CARNATION - Have you experienced sticker shock while making your purchases at the grocery store? Hopelink in Carnation may be able to offer some help.

The non-profit organization has started a community garden demonstration on a plot of city-owned land near the Hopelink building. The goal is to make fresh produce available for those in all income levels in the Snoqualmie Valley, as well teach individuals how to grow their own vegetables.

"We're just trying to create an awareness of what people can do in their own backyard," said Erick Haakenson, owner of Jubilee Farm near Carnation.

On Friday, a horse-drawn plow driven by Wayne Buckner of Jubilee Farm tilled the soil for the first time at Hopelink's plot of land. Ward Riggins, food bank coordinator for Hopelink's Sno-Valley Center, said Hopelink clients and community volunteers will plant a variety of vegetables, including staples like potatoes and corn. And continuing an effort that began last year, Hopelink clients will be given their own seeds and soil to grow food, and they'll receive instructions on how to take care of their gardens.
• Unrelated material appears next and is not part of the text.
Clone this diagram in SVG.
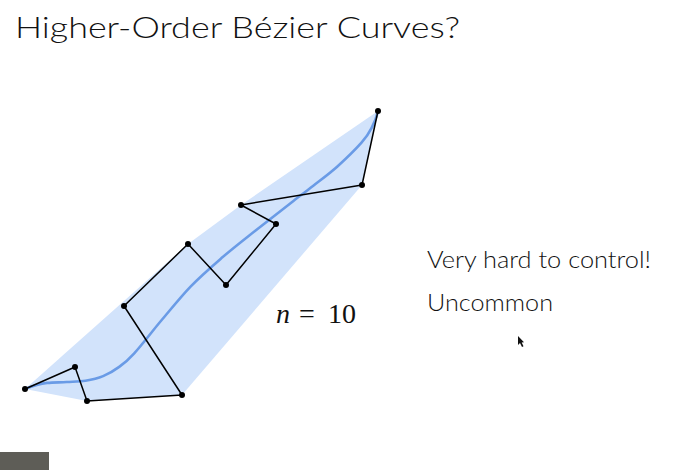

"The purpose [of the community garden demonstration] is to teach people how to grow food," Riggins said, adding that the invitation extends to the entire community.

"We want the community to be involved," he said. "Anyone can help take care of the garden."

The community garden demonstration is a completely volunteer project, and Riggins said he's happy with response to the project.

"We have no budget for this. Everything that happens here is volunteered," he said. "Already I am encouraged because everybody that we've talked to has been happy to help us."

In addition to the garden, Hopelink will offer hands-on education classes for clients and others wishing to attend on how to create a vegetable garden at home. Last Friday, Don Marshall of Lake Washington Technical College conducted the first class.

Any food grown by the garden will go toward the food bank. And Hopelink clients can participate in scholarship shares and work shares with local farmers.

Haakenson's farm is one of several that are lending their services to the community garden demonstration. Others helping out include the city of Carnation, Lake Washington Technical College, Parade Group, Gill Davidson, Full Circle Organics, Fall City Farms, Growing Things, Linda Koster, Ruth Pickering, Cedar Grove Composting, Territorial Seed and Home Depot, as well as other farms and businesses.